The reads in the BAM files may be mapped or unmapped - any alignment information present in the BAMs is not used in the assembly process.

Running DISCOVAR de novo

DISCOVAR can currently de novo assemble genomes up to ~3 Gb in size. All that is required are paired end reads, contained within one or more BAM files. See the previous section for details on generating the appropriate sequence data and the BAM file requirements.

The syntax for DISCOVAR de novo assembly is:

Discovar READS=bam-filenames OUT_DIR=output-dir

For example:

Discovar READS=reads.bam OUT_DIR=my_assembly

This will take as input all the reads in the BAM file reads.bam, generate an assembly, then write the output to the directory my_assembly. The location of the final assembly files is: my_assembly/a.final/

Viewing a DISCOVAR de novo assembly

The assembly graph produced by DISCOVAR de novo can be explored using the tool NhoodInfo, which is part of the DISCOVAR package. Please see the NhoodInfo manual for more details.

Brief guide to the assembly output

A DISCOVAR de novo assembly is a graph whose edges represent DNA sequences. Within any assembly one can find regions that are essentially linear. We call these lines.

This line has two cells. In this case, for each cell, there are two paths across the cell.

Multiple paths within a cell may reflect biological differences, such as heterozygous sites, or somatic mutations. Similarly a line could represent multiple, highly similar loci (which would be reflected in the observed copy number). Partial phasing will sometimes lead to more than two paths. However multiple paths can also represent non-biological differences, such as those arising at loci that are very hard to sequence, and for which consequently the assembly is unable to determine the exact sequence, instead providing alternatives.

We allow cells having no paths across, representing captured gaps, and displayed in files below using 100 Ns.

DISCOVAR de novo assemblies are symmetric: for each edge, there is a reverse complement edge, and for each line, there is a reverse complement line.

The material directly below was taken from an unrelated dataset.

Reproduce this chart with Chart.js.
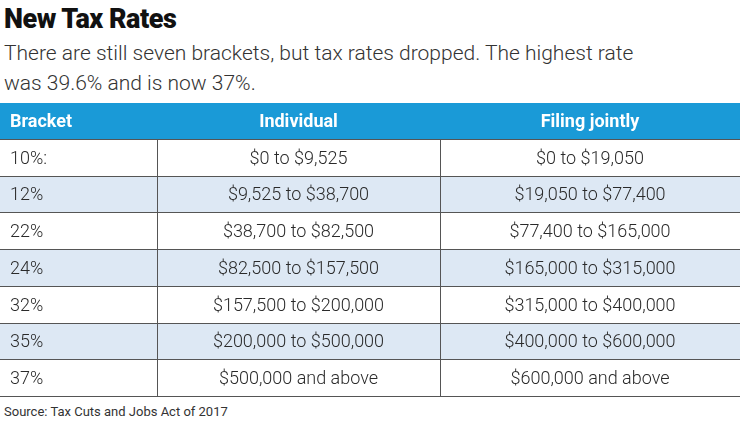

DISCOVAR de novo provides several output forms from which you can select:

-a.fasta = fasta file of edges

-a.lines = binary file of lines, mathematically a vec<vec<vec<vec<int»», in which the ints are edge ids.

-a.lines.efasta = standard scaffold efasta file, which shows {s1,…,sn} for the ALTERNATIVES associated to a given cell. *

-a.lines.fasta = standard scaffold fasta file, obtained by taking the highest coverage path through each cell; LOSES INFORMATION! * -a.lines.src = human-readable form of a.lines, represented using nested brackets {…}

-'Duplicate' reverse complement lines have been removed from these files. Also for circular chromosomes or episomes, the header line is labeled 'circular' and the ends of the sequence overlap by exactly K-1 bases (K = 200).